The chemical equation is unbalanced because in the reactants we have 1 mol of hydrogen and in the products, we have 2 moles of hydrogen. The balanced equation would be:

`CaCO_3+2HCl\rightarrow CaCl_2+H_2O+CO_2.`

Now, as we know that the limiting reactant is CaCO3, let's find the number of moles of CaCO3. We have to convert 10.0 g CaCO3 to moles using its shown molar mass (100.086 g/mol):

`10.0\text{ g CaCO}_3\cdot\frac{1\text{ mol CaCO}_3}{100.086\text{ g CaCO}_3}=0.999\text{ moles CaCO}_3\approx1.00\text{ mol CaCO}_3.`

And with this number, we can find the number of moles of CO2 produced. In the chemical equation, you can see that we have 1 mol of CaCO3 reacted and produces 1 mol of CO2, so the molar ratio between CaCO3 and CO2 is 1:1. This means that 1.00 mol of CaCO3 obtained, will produce 1.00 mol of CO2.
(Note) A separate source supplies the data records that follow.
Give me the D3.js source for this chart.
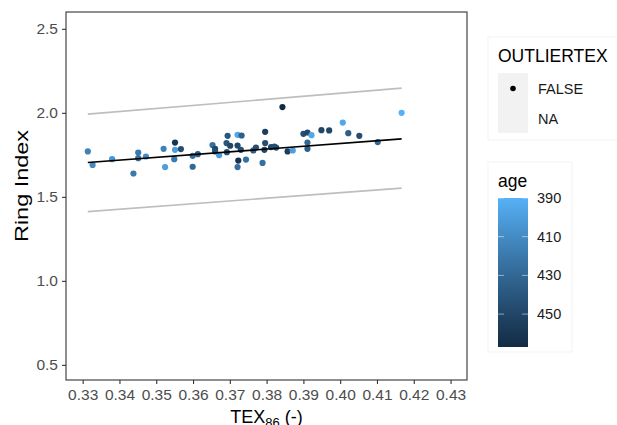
<!DOCTYPE html>
<html>
<head>
<meta charset="utf-8">
<script src="https://cdn.jsdelivr.net/npm/d3@7"></script>
<style>
  body { margin: 0; background: white; }
  text { font-family: "Liberation Sans", Arial, sans-serif; }
</style>
</head>
<body>
<div id="chart"></div>
<script>
// TEX86 vs Ring Index, coloured by age
var tex = [0.3314, 0.3327, 0.3380, 0.3438, 0.3451, 0.3451, 0.3472, 0.3520, 0.3524, 0.3551,
  0.3551, 0.3549, 0.3567, 0.3599, 0.3599, 0.3613, 0.3653, 0.3660, 0.3660, 0.3671,
  0.3691, 0.3694, 0.3692, 0.3701, 0.3721, 0.3732, 0.3721, 0.3730, 0.3723, 0.3721,
  0.3744, 0.3764, 0.3771, 0.3789, 0.3796, 0.3796, 0.3794, 0.3812, 0.3821, 0.3826,
  0.3843, 0.3857, 0.3871, 0.3900, 0.3911, 0.3922, 0.3911, 0.3911, 0.3949, 0.3970,
  0.4007, 0.4022, 0.4052, 0.4102, 0.4167]
var ringIndex = [1.770, 1.690, 1.724, 1.639, 1.764, 1.730, 1.740, 1.786, 1.677, 1.823,
  1.780, 1.724, 1.784, 1.744, 1.679, 1.754, 1.808, 1.786, 1.770, 1.748,
  1.820, 1.863, 1.766, 1.804, 1.869, 1.865, 1.805, 1.780, 1.716, 1.677,
  1.722, 1.776, 1.793, 1.702, 1.887, 1.820, 1.780, 1.796, 1.799, 1.793,
  2.034, 1.770, 1.776, 1.875, 1.883, 1.867, 1.823, 1.786, 1.897, 1.895,
  1.942, 1.879, 1.863, 1.826, 2.000]
var age = [415, 410, 405, 420, 420, 425, 410, 415, 400, 460,
  400, 420, 445, 425, 430, 435, 425, 450, 445, 400,
  440, 440, 445, 450, 395, 435, 450, 445, 462, 425,
  425, 435, 445, 425, 455, 445, 450, 450, 445, 445,
  467, 455, 400, 445, 450, 395, 430, 435, 450, 450,
  395, 435, 445, 430, 390]

// fitted line and prediction band
var fitTex = [0.3314, 0.4167]
var fitRI = [1.704, 1.845]
var upperRI = [1.992, 2.147]
var lowerRI = [1.412, 1.552]

var xTicks = [0.33, 0.34, 0.35, 0.36, 0.37, 0.38, 0.39, 0.40, 0.41, 0.42, 0.43]
var yTicks = [0.5, 1.0, 1.5, 2.0, 2.5]
var ageTicks = [390, 410, 430, 450]
var outlierLevels = ["FALSE", "NA"]

var width = 617, height = 425
// note: "top" is taken by window.top, so prefix these
var pLeft = 66, pRight = 467, pTop = 12, pBottom = 380

var svg = d3.select("#chart").append("svg")
  .attr("width", width)
  .attr("height", height)

svg.append("rect").attr("width", width).attr("height", height).attr("fill", "white")

var x = d3.scaleLinear().domain([0.32547, 0.43447]).range([pLeft, pRight])
var y = d3.scaleLinear().domain([0.41, 2.6]).range([pBottom, pTop])

var ageExt = d3.extent(age)
var color = d3.scaleLinear()
  .domain([ageExt[0], ageExt[1]])
  .range(["#56B1F7", "#132B43"])
  .interpolate(d3.interpolateLab)

// axes
svg.append("g")
  .attr("transform", "translate(0," + pBottom + ")")
  .call(d3.axisBottom(x).tickValues(xTicks).tickFormat(d3.format(".2f")).tickSize(4).tickPadding(5))
svg.append("g")
  .attr("transform", "translate(" + pLeft + ",0)")
  .call(d3.axisLeft(y).tickValues(yTicks).tickFormat(d3.format(".1f")).tickSize(4).tickPadding(4))

svg.selectAll(".domain").remove()
svg.selectAll(".tick line").attr("stroke", "#333").attr("stroke-width", 1.1)
svg.selectAll(".tick text")
  .attr("fill", "#4D4D4D")
  .style("font-size", "15.5px")
  .style("font-family", "'Liberation Sans', Arial, sans-serif")

// band + fit
var line = d3.line().x(function (d) { return x(d[0]) }).y(function (d) { return y(d[1]) })
svg.append("path").datum(d3.zip(fitTex, upperRI)).attr("d", line)
  .attr("fill", "none").attr("stroke", "#BEBEBE").attr("stroke-width", 1.6)
svg.append("path").datum(d3.zip(fitTex, lowerRI)).attr("d", line)
  .attr("fill", "none").attr("stroke", "#BEBEBE").attr("stroke-width", 1.6)

// points
svg.append("g").selectAll("circle")
  .data(d3.range(tex.length))
  .enter()
  .append("circle")
  .attr("cx", function (i) { return x(tex[i]) })
  .attr("cy", function (i) { return y(ringIndex[i]) })
  .attr("r", 3.1)
  .attr("fill", function (i) { return color(age[i]) })

svg.append("path").datum(d3.zip(fitTex, fitRI)).attr("d", line)
  .attr("fill", "none").attr("stroke", "black").attr("stroke-width", 1.6)

// panel border
svg.append("rect")
  .attr("x", pLeft).attr("y", pTop)
  .attr("width", pRight - pLeft).attr("height", pBottom - pTop)
  .attr("fill", "none").attr("stroke", "#333").attr("stroke-width", 1.1)

// axis titles
var xTitle = svg.append("text")
  .attr("x", (pLeft + pRight) / 2).attr("y", 423)
  .attr("text-anchor", "middle")
  .style("font-size", "18px")
xTitle.append("tspan").text("TEX")
xTitle.append("tspan").text("86").attr("dy", 4).style("font-size", "13px")
xTitle.append("tspan").text(" (-)").attr("dy", -4)

// y title looks stretched along the axis in the original
svg.append("text")
  .attr("transform", "translate(28,186)rotate(-90)")
  .attr("text-anchor", "middle")
  .attr("textLength", 112)
  .attr("lengthAdjust", "spacingAndGlyphs")
  .style("font-size", "18px")
  .text("Ring Index")

// legend: OUTLIERTEX
var lg = svg.append("g")
lg.append("rect").attr("x", 488).attr("y", 37).attr("width", 140).attr("height", 103)
  .attr("fill", "white").attr("stroke", "#F3F3F3")
lg.append("text").attr("x", 498).attr("y", 62).style("font-size", "17.5px").text("OUTLIERTEX")
lg.selectAll(".key")
  .data(outlierLevels)
  .enter()
  .append("rect")
  .attr("x", 498).attr("y", function (d, i) { return 73 + i * 30 })
  .attr("width", 30).attr("height", 30)
  .attr("fill", "#F2F2F2")
lg.append("circle").attr("cx", 513).attr("cy", 88.5).attr("r", 2.8).attr("fill", "black")
lg.selectAll(".lab")
  .data(outlierLevels)
  .enter()
  .append("text")
  .attr("x", 538).attr("y", function (d, i) { return 93.5 + i * 30 })
  .style("font-size", "14.5px")
  .attr("fill", "#1A1A1A")
  .text(function (d) { return d })

// legend: age colourbar
var cb = svg.append("g")
cb.append("rect").attr("x", 488).attr("y", 162).attr("width", 84).attr("height", 190)
  .attr("fill", "white").attr("stroke", "#F3F3F3")
cb.append("text").attr("x", 498).attr("y", 187).style("font-size", "17.5px").text("age")

var barTop = 198, barBottom = 347, barX = 498, barW = 30
var ageY = d3.scaleLinear().domain(ageExt).range([barTop, barBottom])

var grad = svg.append("defs").append("linearGradient")
  .attr("id", "ageGrad").attr("x1", 0).attr("y1", 0).attr("x2", 0).attr("y2", 1)
d3.range(0, 1.0001, 0.1).forEach(function (t) {
  grad.append("stop")
    .attr("offset", t)
    .attr("stop-color", color(ageExt[0] + t * (ageExt[1] - ageExt[0])))
})
cb.append("rect").attr("x", barX).attr("y", barTop).attr("width", barW).attr("height", barBottom - barTop)
  .attr("fill", "url(#ageGrad)")

ageTicks.forEach(function (a) {
  var yy = ageY(a)
  cb.append("line").attr("x1", barX).attr("x2", barX + 6).attr("y1", yy).attr("y2", yy)
    .attr("stroke", "white").attr("stroke-opacity", 0.5)
  cb.append("line").attr("x1", barX + barW - 6).attr("x2", barX + barW).attr("y1", yy).attr("y2", yy)
    .attr("stroke", "white").attr("stroke-opacity", 0.5)
  cb.append("text").attr("x", 537).attr("y", yy + 5)
    .style("font-size", "14.5px")
    .attr("fill", "#1A1A1A")
    .text(a)
})
</script>
</body>
</html>
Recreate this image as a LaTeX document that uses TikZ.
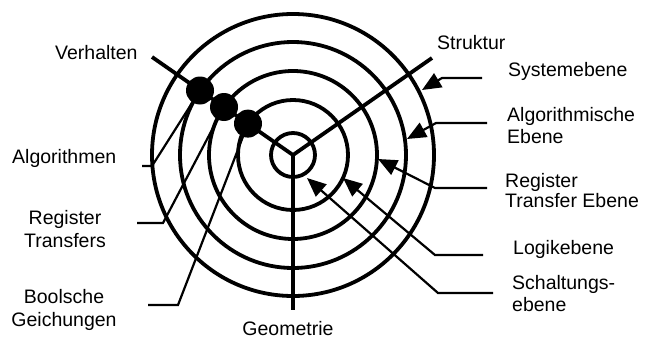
\documentclass[tikz,border=0pt]{standalone}
\usepackage{fontspec}
\setmainfont{Liberation Sans}
\usetikzlibrary{arrows.meta}
\begin{document}
\begin{tikzpicture}[x=1pt,y=-1pt,
  thickline/.style={line width=3.8pt},
  thinline/.style={line width=2.2pt},
  lbl/.style={inner sep=0pt, font=\fontsize{19.5}{22}\selectfont},
  pointer/.style={thinline, -{Triangle[length=19pt,width=16pt]}},
  dot/.style={circle, fill=black, minimum size=28pt, inner sep=0pt}]
\useasboundingbox[fill=white] (0,0) rectangle (648,340);
% centre and axes
\coordinate (C) at (293,155);
\coordinate (Vend) at (152,57);
\coordinate (Send) at (432,58);
\coordinate (Gend) at (293,310);
\foreach \r in {22,55,84,113,141} \draw[thickline] (C) circle[radius=\r pt];
\draw[thickline] (Vend) -- (C) -- (Send);
\draw[thickline] (C) -- (Gend);
% dot positions on the behaviour axis
\coordinate (p1) at (200,90.5);
\coordinate (p2) at (224,107);
\coordinate (p3) at (248,123.6);
% left leaders
\coordinate (a0) at (142,166);
\coordinate (a1) at (152,166);
\coordinate (r0) at (137,223);
\coordinate (r1) at (163,223);
\coordinate (b0) at (148,305);
\coordinate (b1) at (178,305);
\draw[thinline] (a0) -- (a1) -- (p1);
\draw[thinline] (r0) -- (r1) -- (p2);
\draw[thinline] (b0) -- (b1) -- (p3);
\node[dot] (d1) at (p1) {};
\node[dot] (d2) at (p2) {};
\node[dot] (d3) at (p3) {};
% right pointers
\coordinate (s0) at (482,78);  \coordinate (s1) at (442,78);  \coordinate (s2) at (422,90);
\coordinate (g0) at (487,123); \coordinate (g1) at (436,123); \coordinate (g2) at (407,139);
\coordinate (t0) at (487,188); \coordinate (t1) at (435,188); \coordinate (t2) at (378,159);
\coordinate (l0) at (483,255); \coordinate (l1) at (435,255); \coordinate (l2) at (343,178);
\coordinate (c0) at (493,293); \coordinate (c1) at (438,293); \coordinate (c2) at (307,178);
\draw[pointer] (s0) -- (s1) -- (s2);
\draw[pointer] (g0) -- (g1) -- (g2);
\draw[pointer] (t0) -- (t1) -- (t2);
\draw[pointer] (l0) -- (l1) -- (l2);
\draw[pointer] (c0) -- (c1) -- (c2);
% labels
\node[lbl, anchor=base west] (verh) at (55,59) {Verhalten};
\node[lbl, anchor=base west] (algo) at (12,163) {Algorithmen};
\node[lbl, anchor=base] (rt1) at (65,224) {Register};
\node[lbl, anchor=base] (rt2) at (65,247) {Transfers};
\node[lbl, anchor=base] (bo1) at (64,303) {Boolsche};
\node[lbl, anchor=base] (bo2) at (64,326) {Geichungen};
\node[lbl, anchor=base] (geo) at (288,335) {Geometrie};
\node[lbl, anchor=base west] (struk) at (437,49) {Struktur};
\node[lbl, anchor=base west] (sys) at (508,76) {Systemebene};
\node[lbl, anchor=base west] (alg1) at (507,121) {Algorithmische};
\node[lbl, anchor=base west] (alg2) at (507,143) {Ebene};
\node[lbl, anchor=base west] (rte1) at (505,187) {Register};
\node[lbl, anchor=base west] (rte2) at (505,207) {Transfer Ebene};
\node[lbl, anchor=base west] (logik) at (513,254) {Logikebene};
\node[lbl, anchor=base west] (sch1) at (512,289) {Schaltungs-};
\node[lbl, anchor=base west] (sch2) at (512,311) {ebene};
\end{tikzpicture}
\end{document}
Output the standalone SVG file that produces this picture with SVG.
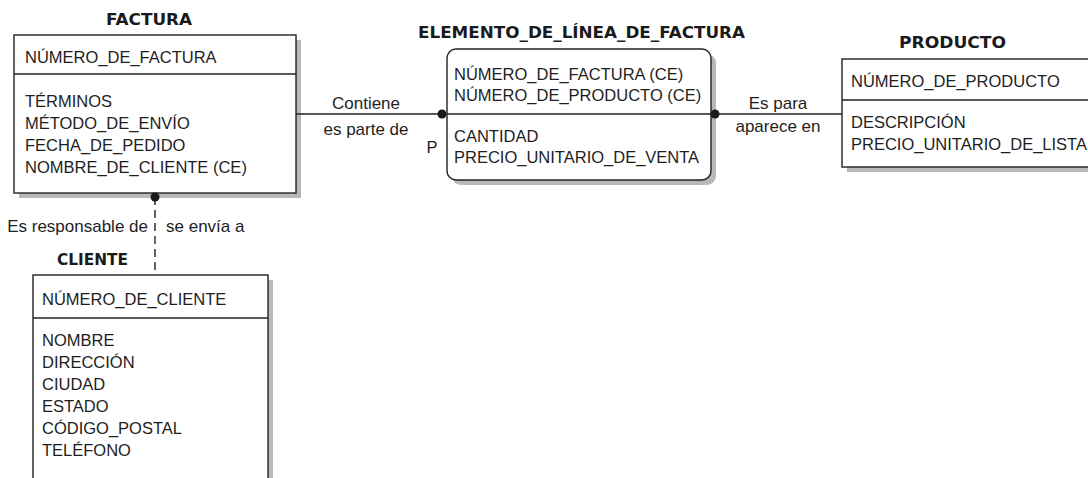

The final step is to convert from moles to liters. To find this, we're going to use the STP conditions. In this case, the standard volume of STP is 22.4 L/mol (There are 22.4 L in 1 mol). The conversion is:

`1.00\text{ mol CO}_2\frac{22.4\text{ L CO}_2}{1\text{ mol CO}_2}=22.4\text{ L CO}_2.`

We're going to have 22.4 L of carbon dioxide CO2.